Nanostructure Engineering Significantly Enhances Capacitive Energy Storage Performance in All-Polymer Dielectrics at Elevated Temperatures
Qiaohui Xie, Wugang Liao, Weiping Gong, Chenghuan Huang, Shuangwu Huang, Qiyan Zhang
Abstract
The growing demand for electrostatic capacitors in high-temperature environments requires dielectric polymers capable of withstanding both elevated temperatures and high electric fields. Here, we investigate all-polymer nanodielectrics (PNDs) fabricated through polymerization-induced microphase separation (PIMS) in thermoplastic/thermoset blends, focusing on the role of thermoset resins in high-temperature capacitive performance. Two BMI monomers, 2,2-bis(4-(4-maleimidophenoxy)phenylpropane) (BMP) and 4,4'-bismaleimidodiphenylmethane (BDM), form cross-linked domains of different sizes in a polysulfone (PSU) matrix, creating deeper charge traps.

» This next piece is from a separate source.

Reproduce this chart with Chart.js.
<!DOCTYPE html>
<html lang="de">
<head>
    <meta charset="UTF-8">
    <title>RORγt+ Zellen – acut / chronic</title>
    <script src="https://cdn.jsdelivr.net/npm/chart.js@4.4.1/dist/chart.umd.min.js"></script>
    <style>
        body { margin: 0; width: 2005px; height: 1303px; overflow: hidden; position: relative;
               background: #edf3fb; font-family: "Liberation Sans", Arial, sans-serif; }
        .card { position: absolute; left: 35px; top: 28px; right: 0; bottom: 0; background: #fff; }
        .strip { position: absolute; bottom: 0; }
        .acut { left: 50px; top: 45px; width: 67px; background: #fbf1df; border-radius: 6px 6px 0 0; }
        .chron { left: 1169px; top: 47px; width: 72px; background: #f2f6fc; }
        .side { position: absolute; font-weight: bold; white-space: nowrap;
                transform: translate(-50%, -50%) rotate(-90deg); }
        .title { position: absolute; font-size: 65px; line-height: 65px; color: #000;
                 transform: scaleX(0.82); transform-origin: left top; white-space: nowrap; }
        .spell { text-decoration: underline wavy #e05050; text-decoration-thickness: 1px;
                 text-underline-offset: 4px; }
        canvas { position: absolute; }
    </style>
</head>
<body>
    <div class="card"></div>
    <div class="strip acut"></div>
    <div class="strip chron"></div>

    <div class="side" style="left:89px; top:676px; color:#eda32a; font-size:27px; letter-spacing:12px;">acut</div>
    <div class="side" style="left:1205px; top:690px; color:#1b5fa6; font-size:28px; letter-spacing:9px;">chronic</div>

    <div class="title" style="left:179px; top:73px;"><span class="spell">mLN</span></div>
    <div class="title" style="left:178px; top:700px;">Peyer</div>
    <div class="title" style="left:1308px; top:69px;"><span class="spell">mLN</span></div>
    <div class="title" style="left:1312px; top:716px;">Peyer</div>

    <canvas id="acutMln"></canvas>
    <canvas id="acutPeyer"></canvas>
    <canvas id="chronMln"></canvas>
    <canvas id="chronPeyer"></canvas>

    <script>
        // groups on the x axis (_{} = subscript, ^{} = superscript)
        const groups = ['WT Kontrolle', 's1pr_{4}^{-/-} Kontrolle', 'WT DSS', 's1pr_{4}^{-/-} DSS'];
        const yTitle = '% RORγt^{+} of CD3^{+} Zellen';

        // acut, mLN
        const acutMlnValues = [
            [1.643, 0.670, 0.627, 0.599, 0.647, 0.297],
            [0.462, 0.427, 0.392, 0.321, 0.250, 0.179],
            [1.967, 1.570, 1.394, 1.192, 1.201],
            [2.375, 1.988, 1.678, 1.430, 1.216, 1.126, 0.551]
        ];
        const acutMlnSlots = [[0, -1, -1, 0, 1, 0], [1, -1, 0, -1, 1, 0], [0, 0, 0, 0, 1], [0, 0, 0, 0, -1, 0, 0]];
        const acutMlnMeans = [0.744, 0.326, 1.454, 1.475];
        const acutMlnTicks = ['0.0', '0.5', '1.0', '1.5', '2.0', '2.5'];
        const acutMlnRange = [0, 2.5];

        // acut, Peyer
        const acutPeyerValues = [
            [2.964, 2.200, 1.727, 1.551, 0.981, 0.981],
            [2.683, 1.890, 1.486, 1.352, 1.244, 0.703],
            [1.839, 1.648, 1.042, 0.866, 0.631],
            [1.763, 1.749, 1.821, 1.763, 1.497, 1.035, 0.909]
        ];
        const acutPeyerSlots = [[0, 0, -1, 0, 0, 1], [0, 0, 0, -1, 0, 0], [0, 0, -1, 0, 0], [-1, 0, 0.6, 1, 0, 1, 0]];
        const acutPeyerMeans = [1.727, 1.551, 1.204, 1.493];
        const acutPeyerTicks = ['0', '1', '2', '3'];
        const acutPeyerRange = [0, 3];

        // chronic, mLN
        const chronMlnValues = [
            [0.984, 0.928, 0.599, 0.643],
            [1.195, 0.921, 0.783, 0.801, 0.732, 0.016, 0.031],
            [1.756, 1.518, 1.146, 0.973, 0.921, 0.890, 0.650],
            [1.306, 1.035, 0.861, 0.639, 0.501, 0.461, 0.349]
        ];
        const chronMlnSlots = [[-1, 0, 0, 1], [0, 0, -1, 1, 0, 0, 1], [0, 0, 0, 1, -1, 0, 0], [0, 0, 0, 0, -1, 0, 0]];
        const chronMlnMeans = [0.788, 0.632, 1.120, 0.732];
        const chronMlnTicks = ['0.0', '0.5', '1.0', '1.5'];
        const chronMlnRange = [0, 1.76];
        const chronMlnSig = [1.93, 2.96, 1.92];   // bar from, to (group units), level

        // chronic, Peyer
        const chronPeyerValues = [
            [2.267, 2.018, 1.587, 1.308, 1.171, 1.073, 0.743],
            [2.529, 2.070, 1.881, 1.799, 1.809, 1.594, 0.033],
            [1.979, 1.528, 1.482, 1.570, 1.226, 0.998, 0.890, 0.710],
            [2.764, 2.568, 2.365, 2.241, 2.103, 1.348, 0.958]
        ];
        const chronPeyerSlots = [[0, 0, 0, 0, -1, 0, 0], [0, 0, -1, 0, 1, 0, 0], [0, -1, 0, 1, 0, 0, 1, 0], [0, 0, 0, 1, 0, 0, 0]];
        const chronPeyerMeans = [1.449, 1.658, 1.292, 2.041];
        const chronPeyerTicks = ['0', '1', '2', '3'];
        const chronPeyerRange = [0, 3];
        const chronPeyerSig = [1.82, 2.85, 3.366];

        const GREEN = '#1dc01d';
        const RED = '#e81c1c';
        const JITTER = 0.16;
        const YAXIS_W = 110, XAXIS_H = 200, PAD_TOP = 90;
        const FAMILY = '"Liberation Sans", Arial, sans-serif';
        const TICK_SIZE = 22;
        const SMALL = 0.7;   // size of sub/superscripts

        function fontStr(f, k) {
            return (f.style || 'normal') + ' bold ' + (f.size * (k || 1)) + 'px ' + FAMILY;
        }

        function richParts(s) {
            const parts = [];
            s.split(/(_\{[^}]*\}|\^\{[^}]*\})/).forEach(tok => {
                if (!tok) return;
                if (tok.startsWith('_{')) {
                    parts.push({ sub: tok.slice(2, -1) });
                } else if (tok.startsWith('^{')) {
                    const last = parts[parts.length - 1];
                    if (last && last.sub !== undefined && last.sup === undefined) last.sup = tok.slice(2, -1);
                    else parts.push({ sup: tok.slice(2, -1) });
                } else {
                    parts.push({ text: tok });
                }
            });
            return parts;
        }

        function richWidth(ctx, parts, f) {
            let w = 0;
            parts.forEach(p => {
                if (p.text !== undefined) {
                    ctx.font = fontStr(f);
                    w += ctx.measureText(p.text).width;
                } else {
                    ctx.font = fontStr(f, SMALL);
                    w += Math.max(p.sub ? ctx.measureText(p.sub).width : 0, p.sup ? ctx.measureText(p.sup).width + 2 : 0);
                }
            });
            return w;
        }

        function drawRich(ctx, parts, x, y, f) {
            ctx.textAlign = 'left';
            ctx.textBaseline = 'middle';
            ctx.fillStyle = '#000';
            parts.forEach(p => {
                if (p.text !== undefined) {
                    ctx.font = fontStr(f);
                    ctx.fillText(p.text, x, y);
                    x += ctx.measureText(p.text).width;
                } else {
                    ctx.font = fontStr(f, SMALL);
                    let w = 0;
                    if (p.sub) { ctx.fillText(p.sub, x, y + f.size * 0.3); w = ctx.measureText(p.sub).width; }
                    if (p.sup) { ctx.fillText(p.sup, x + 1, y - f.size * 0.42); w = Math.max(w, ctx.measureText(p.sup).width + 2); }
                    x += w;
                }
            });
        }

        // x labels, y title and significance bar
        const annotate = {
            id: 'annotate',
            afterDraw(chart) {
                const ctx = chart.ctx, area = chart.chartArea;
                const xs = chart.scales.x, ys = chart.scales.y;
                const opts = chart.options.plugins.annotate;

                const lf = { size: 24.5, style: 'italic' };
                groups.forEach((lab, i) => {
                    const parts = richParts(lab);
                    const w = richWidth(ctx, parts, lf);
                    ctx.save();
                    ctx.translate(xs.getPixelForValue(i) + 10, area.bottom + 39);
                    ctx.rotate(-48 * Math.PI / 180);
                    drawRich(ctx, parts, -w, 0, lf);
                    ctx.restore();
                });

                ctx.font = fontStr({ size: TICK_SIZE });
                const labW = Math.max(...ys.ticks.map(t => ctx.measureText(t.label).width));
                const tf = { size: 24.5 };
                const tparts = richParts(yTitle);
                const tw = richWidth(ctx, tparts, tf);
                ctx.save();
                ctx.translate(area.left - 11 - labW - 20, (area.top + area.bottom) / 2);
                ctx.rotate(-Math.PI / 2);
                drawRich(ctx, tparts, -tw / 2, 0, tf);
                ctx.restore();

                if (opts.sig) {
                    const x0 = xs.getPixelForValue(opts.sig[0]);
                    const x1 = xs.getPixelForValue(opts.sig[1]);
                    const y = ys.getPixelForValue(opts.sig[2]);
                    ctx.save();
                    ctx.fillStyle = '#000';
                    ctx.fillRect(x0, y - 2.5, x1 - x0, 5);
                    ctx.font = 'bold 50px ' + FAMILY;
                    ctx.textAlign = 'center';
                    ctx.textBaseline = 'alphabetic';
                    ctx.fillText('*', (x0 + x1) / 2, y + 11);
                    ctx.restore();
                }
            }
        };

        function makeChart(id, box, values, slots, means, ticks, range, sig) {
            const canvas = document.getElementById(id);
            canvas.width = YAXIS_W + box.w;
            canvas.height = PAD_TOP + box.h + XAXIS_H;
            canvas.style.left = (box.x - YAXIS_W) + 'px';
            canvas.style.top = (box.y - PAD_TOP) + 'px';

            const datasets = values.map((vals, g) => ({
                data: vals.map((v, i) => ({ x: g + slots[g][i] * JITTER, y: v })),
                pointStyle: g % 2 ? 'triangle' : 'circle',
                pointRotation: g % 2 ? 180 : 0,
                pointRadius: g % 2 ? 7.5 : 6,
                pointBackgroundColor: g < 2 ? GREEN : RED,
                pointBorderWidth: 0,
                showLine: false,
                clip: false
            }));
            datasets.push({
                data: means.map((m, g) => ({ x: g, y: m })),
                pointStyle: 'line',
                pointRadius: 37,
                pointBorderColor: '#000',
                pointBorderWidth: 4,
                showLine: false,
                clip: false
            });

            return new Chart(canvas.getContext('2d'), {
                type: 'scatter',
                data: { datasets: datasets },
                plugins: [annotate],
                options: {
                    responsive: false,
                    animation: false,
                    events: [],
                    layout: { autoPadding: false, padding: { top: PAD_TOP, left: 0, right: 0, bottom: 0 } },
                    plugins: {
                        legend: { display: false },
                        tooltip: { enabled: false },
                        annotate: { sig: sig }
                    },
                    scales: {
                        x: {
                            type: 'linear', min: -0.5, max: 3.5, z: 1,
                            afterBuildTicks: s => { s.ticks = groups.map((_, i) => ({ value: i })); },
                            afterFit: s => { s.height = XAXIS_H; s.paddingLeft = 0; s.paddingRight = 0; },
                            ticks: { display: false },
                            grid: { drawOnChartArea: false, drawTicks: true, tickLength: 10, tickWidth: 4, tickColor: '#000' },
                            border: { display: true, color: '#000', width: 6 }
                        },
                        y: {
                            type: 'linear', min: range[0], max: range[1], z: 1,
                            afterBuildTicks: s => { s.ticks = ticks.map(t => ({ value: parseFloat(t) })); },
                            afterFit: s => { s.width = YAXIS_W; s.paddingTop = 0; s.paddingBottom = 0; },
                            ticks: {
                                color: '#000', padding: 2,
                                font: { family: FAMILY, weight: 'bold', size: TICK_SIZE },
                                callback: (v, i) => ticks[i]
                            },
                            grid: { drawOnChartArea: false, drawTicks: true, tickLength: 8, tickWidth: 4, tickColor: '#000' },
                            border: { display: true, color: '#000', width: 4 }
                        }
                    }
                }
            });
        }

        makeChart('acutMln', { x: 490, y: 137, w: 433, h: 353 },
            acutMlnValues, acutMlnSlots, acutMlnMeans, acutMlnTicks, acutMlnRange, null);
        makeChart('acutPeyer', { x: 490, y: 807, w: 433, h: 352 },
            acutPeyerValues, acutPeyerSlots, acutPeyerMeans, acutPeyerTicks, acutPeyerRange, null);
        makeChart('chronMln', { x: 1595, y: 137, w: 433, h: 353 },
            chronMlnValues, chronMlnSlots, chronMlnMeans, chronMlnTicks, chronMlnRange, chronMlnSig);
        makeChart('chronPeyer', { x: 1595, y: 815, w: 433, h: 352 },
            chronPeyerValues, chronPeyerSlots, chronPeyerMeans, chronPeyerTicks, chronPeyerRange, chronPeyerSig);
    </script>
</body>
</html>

While trap depths are similar, PSU/BMP PNDs exhibit higher trap density owing to smaller BMP domains resulting from enhanced compatibility with PSU. This reduces current density at high temperatures compared to PSU/BDM and pristine PSU. Consequently, PSU/BMP PNDs demonstrate superior capacitive energy storage at elevated temperatures. These findings emphasize the importance of interfacial area in determining high-temperature electrical properties and provide insights for designing nanostructured all-polymer dielectrics for advanced applications.